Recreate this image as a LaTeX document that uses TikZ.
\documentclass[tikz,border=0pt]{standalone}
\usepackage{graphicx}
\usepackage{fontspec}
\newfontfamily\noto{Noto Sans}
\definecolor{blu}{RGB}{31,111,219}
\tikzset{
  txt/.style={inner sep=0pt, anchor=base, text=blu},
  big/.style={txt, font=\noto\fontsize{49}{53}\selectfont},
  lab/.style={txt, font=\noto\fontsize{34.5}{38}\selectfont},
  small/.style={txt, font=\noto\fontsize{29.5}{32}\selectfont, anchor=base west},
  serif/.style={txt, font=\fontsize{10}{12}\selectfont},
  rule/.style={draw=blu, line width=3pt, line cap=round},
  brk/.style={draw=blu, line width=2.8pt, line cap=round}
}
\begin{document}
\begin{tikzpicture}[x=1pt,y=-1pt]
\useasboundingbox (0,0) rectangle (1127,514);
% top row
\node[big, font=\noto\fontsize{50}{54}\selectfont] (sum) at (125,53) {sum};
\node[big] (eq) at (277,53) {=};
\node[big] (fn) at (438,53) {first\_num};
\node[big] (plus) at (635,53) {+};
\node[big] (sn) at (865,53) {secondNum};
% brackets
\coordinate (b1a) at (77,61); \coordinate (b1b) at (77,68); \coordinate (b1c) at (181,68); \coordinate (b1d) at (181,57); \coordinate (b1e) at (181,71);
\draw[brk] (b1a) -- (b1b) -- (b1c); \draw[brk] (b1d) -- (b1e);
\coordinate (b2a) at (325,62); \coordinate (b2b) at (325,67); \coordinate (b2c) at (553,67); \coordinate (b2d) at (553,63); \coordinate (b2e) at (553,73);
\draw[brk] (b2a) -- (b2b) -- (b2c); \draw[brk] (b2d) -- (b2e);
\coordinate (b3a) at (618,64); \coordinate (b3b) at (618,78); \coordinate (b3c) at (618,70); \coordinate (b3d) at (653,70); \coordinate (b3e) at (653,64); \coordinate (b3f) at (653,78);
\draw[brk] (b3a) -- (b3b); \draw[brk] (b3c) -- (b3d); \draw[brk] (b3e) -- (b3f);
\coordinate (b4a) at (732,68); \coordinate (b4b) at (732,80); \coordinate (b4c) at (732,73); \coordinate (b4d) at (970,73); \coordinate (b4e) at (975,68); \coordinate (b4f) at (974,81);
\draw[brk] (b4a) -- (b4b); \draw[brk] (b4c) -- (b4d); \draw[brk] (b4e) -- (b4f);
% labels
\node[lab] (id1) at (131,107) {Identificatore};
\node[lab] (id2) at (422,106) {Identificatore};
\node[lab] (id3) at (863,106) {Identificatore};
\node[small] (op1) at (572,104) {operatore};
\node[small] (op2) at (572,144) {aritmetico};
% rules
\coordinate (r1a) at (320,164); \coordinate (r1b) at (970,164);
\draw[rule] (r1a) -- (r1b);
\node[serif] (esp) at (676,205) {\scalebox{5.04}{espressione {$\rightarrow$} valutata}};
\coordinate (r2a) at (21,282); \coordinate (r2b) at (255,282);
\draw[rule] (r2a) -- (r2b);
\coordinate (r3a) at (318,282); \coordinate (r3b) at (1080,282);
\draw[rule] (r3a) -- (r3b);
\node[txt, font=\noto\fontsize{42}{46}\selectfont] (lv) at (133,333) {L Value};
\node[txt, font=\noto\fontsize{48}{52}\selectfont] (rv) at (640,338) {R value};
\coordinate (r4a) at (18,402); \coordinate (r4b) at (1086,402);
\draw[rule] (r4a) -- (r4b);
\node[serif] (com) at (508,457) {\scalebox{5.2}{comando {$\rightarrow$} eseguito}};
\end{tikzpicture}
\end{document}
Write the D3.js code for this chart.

□ □ □

YOUR INSTRUCTIONS: The records above should be returned exactly.

ANSWER IN FULL:
Recreate this image as a LaTeX document that uses TikZ.
\documentclass[tikz,border=0pt]{standalone}
\usepackage{graphicx}
\usepackage{fontspec}
\newfontfamily\noto{Noto Sans}
\definecolor{blu}{RGB}{31,111,219}
\tikzset{
  txt/.style={inner sep=0pt, anchor=base, text=blu},
  big/.style={txt, font=\noto\fontsize{49}{53}\selectfont},
  lab/.style={txt, font=\noto\fontsize{34.5}{38}\selectfont},
  small/.style={txt, font=\noto\fontsize{29.5}{32}\selectfont, anchor=base west},
  serif/.style={txt, font=\fontsize{10}{12}\selectfont},
  rule/.style={draw=blu, line width=3pt, line cap=round},
  brk/.style={draw=blu, line width=2.8pt, line cap=round}
}
\begin{document}
\begin{tikzpicture}[x=1pt,y=-1pt]
\useasboundingbox (0,0) rectangle (1127,514);
% top row
\node[big, font=\noto\fontsize{50}{54}\selectfont] (sum) at (125,53) {sum};
\node[big] (eq) at (277,53) {=};
\node[big] (fn) at (438,53) {first\_num};
\node[big] (plus) at (635,53) {+};
\node[big] (sn) at (865,53) {secondNum};
% brackets
\coordinate (b1a) at (77,61); \coordinate (b1b) at (77,68); \coordinate (b1c) at (181,68); \coordinate (b1d) at (181,57); \coordinate (b1e) at (181,71);
\draw[brk] (b1a) -- (b1b) -- (b1c); \draw[brk] (b1d) -- (b1e);
\coordinate (b2a) at (325,62); \coordinate (b2b) at (325,67); \coordinate (b2c) at (553,67); \coordinate (b2d) at (553,63); \coordinate (b2e) at (553,73);
\draw[brk] (b2a) -- (b2b) -- (b2c); \draw[brk] (b2d) -- (b2e);
\coordinate (b3a) at (618,64); \coordinate (b3b) at (618,78); \coordinate (b3c) at (618,70); \coordinate (b3d) at (653,70); \coordinate (b3e) at (653,64); \coordinate (b3f) at (653,78);
\draw[brk] (b3a) -- (b3b); \draw[brk] (b3c) -- (b3d); \draw[brk] (b3e) -- (b3f);
\coordinate (b4a) at (732,68); \coordinate (b4b) at (732,80); \coordinate (b4c) at (732,73); \coordinate (b4d) at (970,73); \coordinate (b4e) at (975,68); \coordinate (b4f) at (974,81);
\draw[brk] (b4a) -- (b4b); \draw[brk] (b4c) -- (b4d); \draw[brk] (b4e) -- (b4f);
% labels
\node[lab] (id1) at (131,107) {Identificatore};
\node[lab] (id2) at (422,106) {Identificatore};
\node[lab] (id3) at (863,106) {Identificatore};
\node[small] (op1) at (572,104) {operatore};
\node[small] (op2) at (572,144) {aritmetico};
% rules
\coordinate (r1a) at (320,164); \coordinate (r1b) at (970,164);
\draw[rule] (r1a) -- (r1b);
\node[serif] (esp) at (676,205) {\scalebox{5.04}{espressione {$\rightarrow$} valutata}};
\coordinate (r2a) at (21,282); \coordinate (r2b) at (255,282);
\draw[rule] (r2a) -- (r2b);
\coordinate (r3a) at (318,282); \coordinate (r3b) at (1080,282);
\draw[rule] (r3a) -- (r3b);
\node[txt, font=\noto\fontsize{42}{46}\selectfont] (lv) at (133,333) {L Value};
\node[txt, font=\noto\fontsize{48}{52}\selectfont] (rv) at (640,338) {R value};
\coordinate (r4a) at (18,402); \coordinate (r4b) at (1086,402);
\draw[rule] (r4a) -- (r4b);
\node[serif] (com) at (508,457) {\scalebox{5.2}{comando {$\rightarrow$} eseguito}};
\end{tikzpicture}
\end{document}
Write the D3.js code for this chart.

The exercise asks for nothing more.